La fiducia che serve a far decadere di colpo tutti gli emendamenti passa senza problemi nel pomeriggio. Lo scossone arriva da fuori l’aula della camera, da uno studio televisivo. Chiamato a commentare l’esito della conferenza dei capigruppo del mattino, che ha stabilito che il voto sugli ordini del giorno che precede il voto finale sarà oggi alle sette di sera, il ministro per i rapporti con il parlamento, il meloniano Ciriani, annuncia che «per forza di cose dovremmo ricorrere alla ghigliottina». Si tratta di una soluzione che la camera ha adottato una sola volta, nel gennaio 2014, mutuata e adattata dall’allora presidente Boldrini dal regolamento del senato per imporre la votazione su un decreto legge in scadenza, troncando la discussione di colpo.

La sgrammaticatura di Ciriani è evidente, e il Pd con la capogruppo Serracchiani e il deputato Fornaro la fa notare intervenendo in aula. La scelta di far scattare la ghigliottina non compete al governo ma casomai al presidente Fontana che, in imbarazzo, risponde che sentirà al telefono il ministro e si chiarirà. Poi allude alla necessità di non far arrivare il decreto – che il parlamento ha cambiato – solo pochi minuti prima della scadenza al Quirinale per la promulgazione. Cosa che però è ormai inevitabile, tanto che non si può escludere che il presidente Mattarella sia costretto a segnalare il disagio, accompagnando la firma con un messaggio.

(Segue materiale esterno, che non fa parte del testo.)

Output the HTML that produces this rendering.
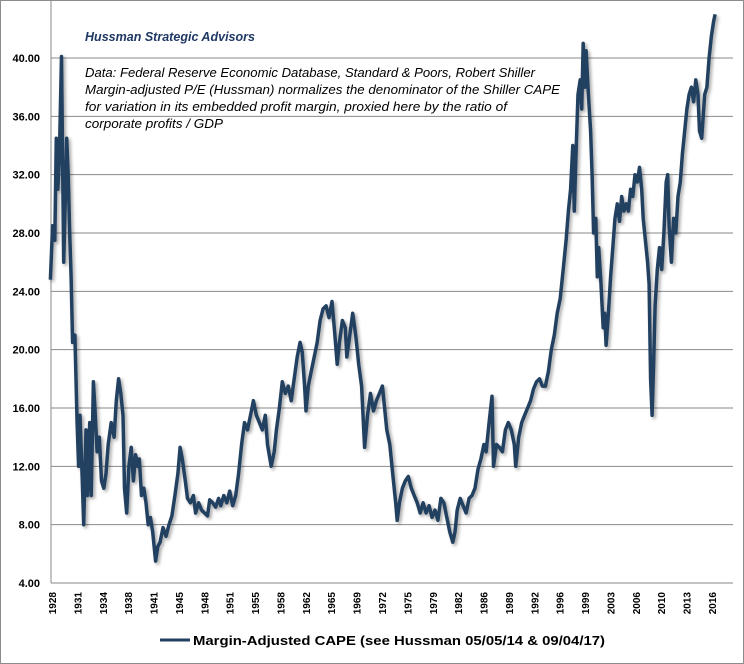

Dopo la fiducia (che per il regolamento della camera continua a non coincidere con il voto sul provvedimento), il deputato Lupi chiede a nome della maggioranza di far partire la seduta fiume. Utile alla destra per tagliare i tempi dei voti sugli ordini del giorno: in questi casi è prevista una sola dichiarazione di voto per tutti gli ordini del giorno – il cui valore è come al solito molto scarso – che stavolta sono 157. Comincia dunque la lunga notte del decreto anti rave, con 91 deputati dell’opposizione iscritti a parlare (per cinque minuti) e la presidenza che per sadismo o per dispetto annuncia che concederà una sola pausa, stamattina alle sette.